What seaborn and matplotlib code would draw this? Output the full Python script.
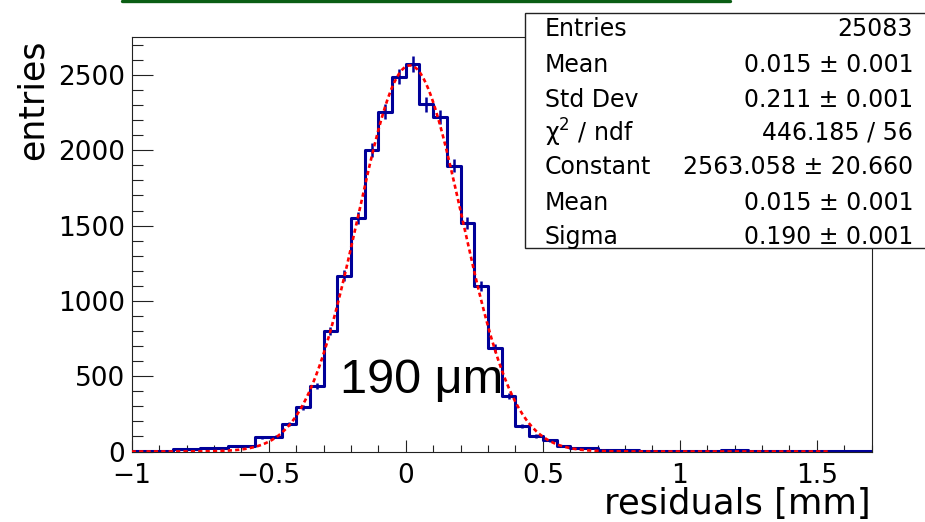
import numpy as np
import pandas as pd
import matplotlib
matplotlib.use("Agg")
import matplotlib.pyplot as plt
from matplotlib.patches import Rectangle
from matplotlib.lines import Line2D
import seaborn as sns

# ---------------- data ----------------
bin_edges = [round(-1.0 + 0.05 * i, 3) for i in range(55)]
counts = [4, 5, 5, 16, 16, 25, 25, 36, 36, 96,
          98, 183, 293, 435, 800, 1168, 1553, 2002, 2257, 2489,
          2573, 2305, 2223, 1896, 1519, 1101, 685, 368, 169, 103,
          74, 39, 23, 21, 10, 9, 7, 6, 6, 5,
          4, 3, 3, 7, 7, 2, 2, 2, 1, 1,
          1, 4, 4, 4]
fit_constant = 2563.058
fit_mean = 0.015
fit_sigma = 0.190
fit_range = [-1.0, 1.55]

stat_names = ["Entries", "Mean", "Std Dev", "\u03c7$^{2}$ / ndf", "Constant", "Mean", "Sigma"]
stat_values = ["25083", "0.015 \u00b1 0.001", "0.211 \u00b1 0.001", "446.185 / 56",
               "2563.058 \u00b1 20.660", "0.015 \u00b1 0.001", "0.190 \u00b1 0.001"]

x_ticks = [-1, -0.5, 0, 0.5, 1, 1.5]
x_ticklabels = ["\u22121", "\u22120.5", "0", "0.5", "1", "1.5"]
y_ticks = [0, 500, 1000, 1500, 2000, 2500]
y_ticklabels = ["0", "500", "1000", "1500", "2000", "2500"]

edges_arr = np.array(bin_edges)
centers = (edges_arr[:-1] + edges_arr[1:]) / 2
df = pd.DataFrame({"residual": centers, "entries": np.array(counts, dtype=float)})

# ---------------- style ----------------
sns.set_style("white")
plt.rcParams["font.family"] = ["DejaVu Sans"]
plt.rcParams["mathtext.fontset"] = "dejavusans"
plt.rcParams["text.color"] = "black"

W, H = 925, 522
fig = plt.figure(figsize=(W / 100, H / 100), dpi=100)
ax_l, ax_r, ax_t, ax_b = 131.7, 871.7, 36.7, 451.5
ax = fig.add_axes([ax_l / W, 1 - ax_b / H, (ax_r - ax_l) / W, (ax_b - ax_t) / H])

blue = "#000099"
sns.histplot(data=df, x="residual", weights="entries", bins=bin_edges,
             element="step", fill=False, color=blue, linewidth=2.2, ax=ax)
ax.errorbar(centers, counts, yerr=np.sqrt(counts), fmt="none",
            ecolor=blue, elinewidth=1.8, capsize=0)

xf = np.linspace(fit_range[0], fit_range[1], 600)
yf = fit_constant * np.exp(-0.5 * ((xf - fit_mean) / fit_sigma) ** 2)
ax.plot(xf, yf, color="#ff0000", linewidth=1.9, linestyle=(0, (1.6, 1.2)), zorder=5)

ax.set_xlim(-1, 1.7)
ax.set_ylim(0, 2754)
ax.set_xlabel("")
ax.set_ylabel("")
ax.set_xticks(x_ticks)
ax.set_xticklabels(x_ticklabels)
ax.set_yticks(y_ticks)
ax.set_yticklabels(y_ticklabels)
ax.set_xticks(np.round(np.arange(-1, 1.71, 0.1), 2), minor=True)
ax.set_yticks(np.arange(0, 2751, 100), minor=True)
ax.tick_params(axis="both", which="both", direction="in", colors="#222222",
               labelcolor="black", labelsize=19, width=0.8,
               bottom=True, left=True, top=False, right=False)
ax.tick_params(axis="y", which="major", length=15, pad=4.8)
ax.tick_params(axis="y", which="minor", length=8)
ax.tick_params(axis="x", which="major", length=9, pad=8)
ax.tick_params(axis="x", which="minor", length=4.7)
for s in ax.spines.values():
    s.set_color("#222222")
    s.set_linewidth(0.8)

# axis titles (ROOT style, aligned to the ends)
fig.text(33 / W, 1 - 39 / H, "entries", rotation=90, ha="center", va="top", fontsize=25)
fig.text(871 / W, 1 - 514 / H, "residuals [mm]", ha="right", va="baseline", fontsize=25.5)

# annotation
fig.text(340 / W, 1 - 392.7 / H, "190 \u03bcm", ha="left", va="baseline",
         fontsize=35, family=["Liberation Sans", "DejaVu Sans"], zorder=10)

# stats box
box = Rectangle((525 / W, 1 - 248 / H), 430 / W, (248 - 12.7) / H, transform=fig.transFigure,
                facecolor="white", edgecolor="#222222", linewidth=1.0, zorder=20)
fig.add_artist(box)
row_y = [29, 65, 100, 133, 167, 203, 237]
for name, val, yy in zip(stat_names, stat_values, row_y):
    fig.text(545 / W, 1 - yy / H, name, ha="left", va="center", fontsize=17, zorder=21)
    fig.text(913 / W, 1 - yy / H, val, ha="right", va="center", fontsize=17, zorder=21)

# green decorative line at top
fig.add_artist(Line2D([122 / W, 730 / W], [1 - 1.2 / H, 1 - 1.2 / H], color="#0b5e14",
                      linewidth=2.4, zorder=30))

fig.savefig("out.png", dpi=100)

* * *

- **Instructions to follow**:
Extract, word for word, each line from the top of the data down to and including the line with "ax = fig.add_axes([ax_l"; skip the pictures.

- **Answer to the problem**:
What seaborn and matplotlib code would draw this? Output the full Python script.
import numpy as np
import pandas as pd
import matplotlib
matplotlib.use("Agg")
import matplotlib.pyplot as plt
from matplotlib.patches import Rectangle
from matplotlib.lines import Line2D
import seaborn as sns

# ---------------- data ----------------
bin_edges = [round(-1.0 + 0.05 * i, 3) for i in range(55)]
counts = [4, 5, 5, 16, 16, 25, 25, 36, 36, 96,
          98, 183, 293, 435, 800, 1168, 1553, 2002, 2257, 2489,
          2573, 2305, 2223, 1896, 1519, 1101, 685, 368, 169, 103,
          74, 39, 23, 21, 10, 9, 7, 6, 6, 5,
          4, 3, 3, 7, 7, 2, 2, 2, 1, 1,
          1, 4, 4, 4]
fit_constant = 2563.058
fit_mean = 0.015
fit_sigma = 0.190
fit_range = [-1.0, 1.55]

stat_names = ["Entries", "Mean", "Std Dev", "\u03c7$^{2}$ / ndf", "Constant", "Mean", "Sigma"]
stat_values = ["25083", "0.015 \u00b1 0.001", "0.211 \u00b1 0.001", "446.185 / 56",
               "2563.058 \u00b1 20.660", "0.015 \u00b1 0.001", "0.190 \u00b1 0.001"]

x_ticks = [-1, -0.5, 0, 0.5, 1, 1.5]
x_ticklabels = ["\u22121", "\u22120.5", "0", "0.5", "1", "1.5"]
y_ticks = [0, 500, 1000, 1500, 2000, 2500]
y_ticklabels = ["0", "500", "1000", "1500", "2000", "2500"]

edges_arr = np.array(bin_edges)
centers = (edges_arr[:-1] + edges_arr[1:]) / 2
df = pd.DataFrame({"residual": centers, "entries": np.array(counts, dtype=float)})

# ---------------- style ----------------
sns.set_style("white")
plt.rcParams["font.family"] = ["DejaVu Sans"]
plt.rcParams["mathtext.fontset"] = "dejavusans"
plt.rcParams["text.color"] = "black"

W, H = 925, 522
fig = plt.figure(figsize=(W / 100, H / 100), dpi=100)
ax_l, ax_r, ax_t, ax_b = 131.7, 871.7, 36.7, 451.5
ax = fig.add_axes([ax_l / W, 1 - ax_b / H, (ax_r - ax_l) / W, (ax_b - ax_t) / H])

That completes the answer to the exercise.